• [AIM OF THE EXERCISE] Find how many lines of the listing below include the word "this", then report the number by itself.

• [DATASET EXTRACT]
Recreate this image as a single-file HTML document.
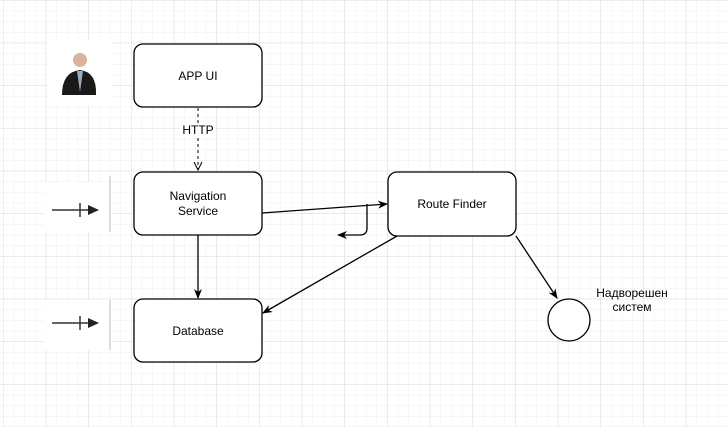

==

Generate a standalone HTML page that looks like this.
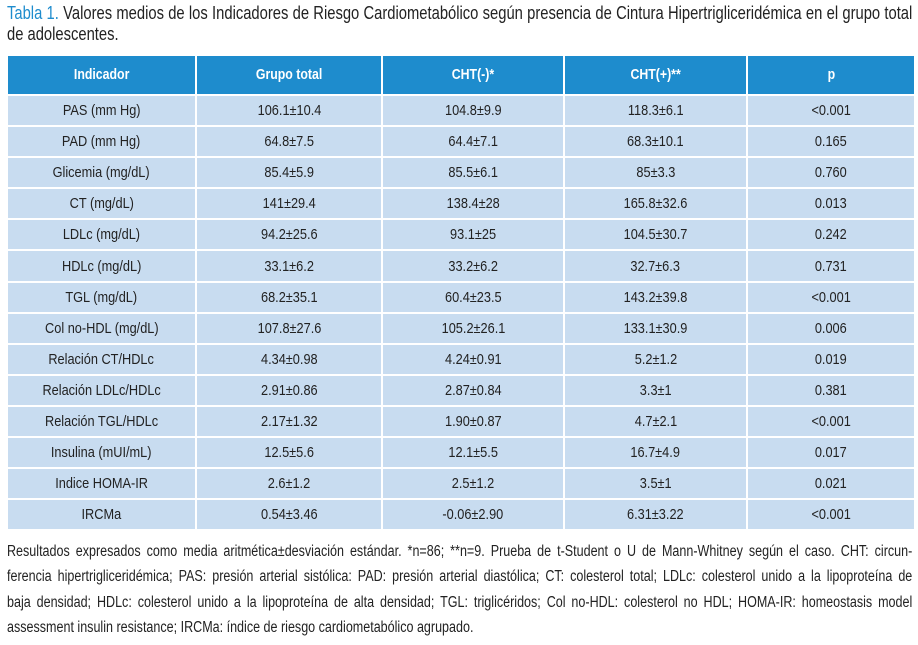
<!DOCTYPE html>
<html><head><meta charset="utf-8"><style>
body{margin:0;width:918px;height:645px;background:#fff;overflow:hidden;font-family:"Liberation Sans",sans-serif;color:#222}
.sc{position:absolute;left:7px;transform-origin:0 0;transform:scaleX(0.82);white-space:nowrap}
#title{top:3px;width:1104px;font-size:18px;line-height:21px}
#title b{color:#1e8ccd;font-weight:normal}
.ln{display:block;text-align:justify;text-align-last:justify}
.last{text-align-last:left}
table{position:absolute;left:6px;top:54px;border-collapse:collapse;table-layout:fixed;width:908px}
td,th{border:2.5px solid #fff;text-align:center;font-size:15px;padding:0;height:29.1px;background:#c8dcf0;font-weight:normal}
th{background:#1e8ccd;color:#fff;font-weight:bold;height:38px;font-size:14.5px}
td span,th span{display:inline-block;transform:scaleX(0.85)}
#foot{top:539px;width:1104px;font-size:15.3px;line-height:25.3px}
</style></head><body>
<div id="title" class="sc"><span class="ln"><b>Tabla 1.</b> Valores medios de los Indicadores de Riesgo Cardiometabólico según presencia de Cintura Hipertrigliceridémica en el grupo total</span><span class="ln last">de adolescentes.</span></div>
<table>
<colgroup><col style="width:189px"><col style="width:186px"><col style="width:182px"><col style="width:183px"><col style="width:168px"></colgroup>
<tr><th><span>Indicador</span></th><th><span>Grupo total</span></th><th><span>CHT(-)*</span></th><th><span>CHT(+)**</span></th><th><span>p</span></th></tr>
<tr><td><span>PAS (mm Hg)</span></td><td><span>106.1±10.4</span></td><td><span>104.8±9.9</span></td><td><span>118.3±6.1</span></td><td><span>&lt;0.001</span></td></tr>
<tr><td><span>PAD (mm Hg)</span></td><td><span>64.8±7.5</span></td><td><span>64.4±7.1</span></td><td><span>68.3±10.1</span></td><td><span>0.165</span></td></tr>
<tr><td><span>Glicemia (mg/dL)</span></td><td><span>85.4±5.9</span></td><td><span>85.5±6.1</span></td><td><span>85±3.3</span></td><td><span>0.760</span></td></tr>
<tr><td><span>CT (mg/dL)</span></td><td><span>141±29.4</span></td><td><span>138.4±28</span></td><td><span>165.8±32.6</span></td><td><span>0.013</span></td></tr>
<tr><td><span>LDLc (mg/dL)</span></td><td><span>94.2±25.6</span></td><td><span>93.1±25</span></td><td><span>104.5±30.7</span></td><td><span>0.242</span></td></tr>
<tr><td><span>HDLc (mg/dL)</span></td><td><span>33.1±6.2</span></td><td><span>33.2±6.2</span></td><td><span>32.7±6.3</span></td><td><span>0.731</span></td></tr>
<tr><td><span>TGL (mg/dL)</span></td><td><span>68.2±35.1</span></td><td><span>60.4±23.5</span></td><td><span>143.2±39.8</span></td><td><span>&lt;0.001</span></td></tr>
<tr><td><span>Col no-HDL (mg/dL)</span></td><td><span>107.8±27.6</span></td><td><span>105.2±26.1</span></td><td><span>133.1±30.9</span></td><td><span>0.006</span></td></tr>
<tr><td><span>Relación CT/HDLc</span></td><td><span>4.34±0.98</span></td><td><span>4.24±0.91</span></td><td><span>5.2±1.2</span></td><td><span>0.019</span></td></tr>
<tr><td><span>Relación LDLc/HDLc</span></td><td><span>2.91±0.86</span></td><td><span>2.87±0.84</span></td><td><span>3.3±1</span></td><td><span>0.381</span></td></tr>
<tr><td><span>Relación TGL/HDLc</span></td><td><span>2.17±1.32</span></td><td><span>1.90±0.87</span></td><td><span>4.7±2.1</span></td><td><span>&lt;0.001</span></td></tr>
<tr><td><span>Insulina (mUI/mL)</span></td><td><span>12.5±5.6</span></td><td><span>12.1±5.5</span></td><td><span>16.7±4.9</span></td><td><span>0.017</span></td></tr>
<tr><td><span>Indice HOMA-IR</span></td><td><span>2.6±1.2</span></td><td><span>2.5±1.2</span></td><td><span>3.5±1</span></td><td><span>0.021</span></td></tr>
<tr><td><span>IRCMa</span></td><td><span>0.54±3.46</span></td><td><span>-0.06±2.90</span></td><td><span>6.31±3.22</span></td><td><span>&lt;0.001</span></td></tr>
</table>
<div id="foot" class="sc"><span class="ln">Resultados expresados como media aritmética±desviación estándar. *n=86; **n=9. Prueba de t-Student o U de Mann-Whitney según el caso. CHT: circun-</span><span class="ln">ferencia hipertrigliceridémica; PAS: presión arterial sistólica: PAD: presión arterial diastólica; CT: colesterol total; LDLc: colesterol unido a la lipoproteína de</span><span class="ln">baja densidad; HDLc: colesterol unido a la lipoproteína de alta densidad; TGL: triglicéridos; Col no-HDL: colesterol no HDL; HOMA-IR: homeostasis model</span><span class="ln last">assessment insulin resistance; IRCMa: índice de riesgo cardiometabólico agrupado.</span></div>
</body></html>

* * *

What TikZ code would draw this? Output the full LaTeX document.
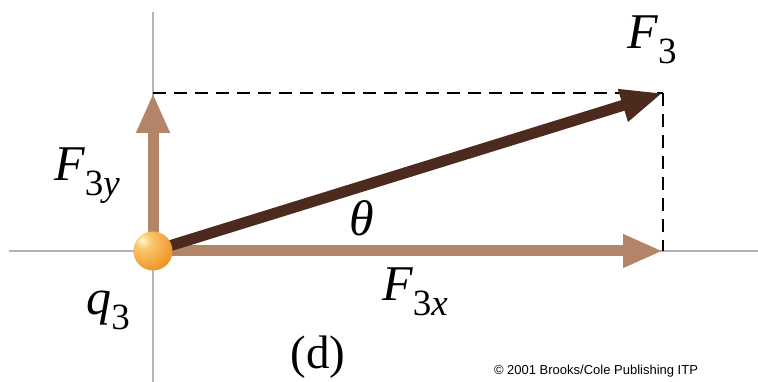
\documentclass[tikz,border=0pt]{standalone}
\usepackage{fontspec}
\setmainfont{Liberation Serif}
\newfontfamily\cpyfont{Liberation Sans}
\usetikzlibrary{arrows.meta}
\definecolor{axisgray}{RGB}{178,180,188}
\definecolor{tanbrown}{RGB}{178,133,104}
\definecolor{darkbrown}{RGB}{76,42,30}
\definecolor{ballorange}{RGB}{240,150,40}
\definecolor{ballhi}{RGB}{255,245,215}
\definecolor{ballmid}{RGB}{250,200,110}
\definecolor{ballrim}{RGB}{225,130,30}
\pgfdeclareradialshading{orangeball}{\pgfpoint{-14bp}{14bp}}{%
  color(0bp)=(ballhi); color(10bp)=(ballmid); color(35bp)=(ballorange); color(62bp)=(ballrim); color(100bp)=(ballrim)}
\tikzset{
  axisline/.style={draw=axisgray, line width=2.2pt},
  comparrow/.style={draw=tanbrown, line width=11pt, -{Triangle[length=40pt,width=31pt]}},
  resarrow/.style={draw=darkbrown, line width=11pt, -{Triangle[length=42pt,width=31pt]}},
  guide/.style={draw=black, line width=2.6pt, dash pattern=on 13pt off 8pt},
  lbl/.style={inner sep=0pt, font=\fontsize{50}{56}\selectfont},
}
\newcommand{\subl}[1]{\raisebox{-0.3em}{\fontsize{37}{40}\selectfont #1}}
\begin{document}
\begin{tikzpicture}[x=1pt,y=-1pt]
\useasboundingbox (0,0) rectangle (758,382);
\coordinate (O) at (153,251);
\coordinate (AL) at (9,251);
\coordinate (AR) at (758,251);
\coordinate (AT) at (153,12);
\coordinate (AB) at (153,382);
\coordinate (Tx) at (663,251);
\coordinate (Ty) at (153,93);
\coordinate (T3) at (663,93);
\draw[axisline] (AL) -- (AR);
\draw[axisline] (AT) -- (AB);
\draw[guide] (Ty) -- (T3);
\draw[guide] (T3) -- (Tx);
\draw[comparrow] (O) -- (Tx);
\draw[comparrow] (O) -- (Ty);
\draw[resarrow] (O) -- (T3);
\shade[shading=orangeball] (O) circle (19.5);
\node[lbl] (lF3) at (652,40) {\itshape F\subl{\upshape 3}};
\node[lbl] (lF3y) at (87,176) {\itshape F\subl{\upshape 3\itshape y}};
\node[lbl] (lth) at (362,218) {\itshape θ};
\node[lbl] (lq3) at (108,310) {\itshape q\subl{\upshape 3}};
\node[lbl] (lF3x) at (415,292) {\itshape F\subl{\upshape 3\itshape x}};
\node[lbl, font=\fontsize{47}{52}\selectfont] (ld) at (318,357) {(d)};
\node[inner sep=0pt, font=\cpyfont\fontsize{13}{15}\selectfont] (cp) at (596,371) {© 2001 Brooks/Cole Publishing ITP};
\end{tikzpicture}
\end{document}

• [THE RESULT] 3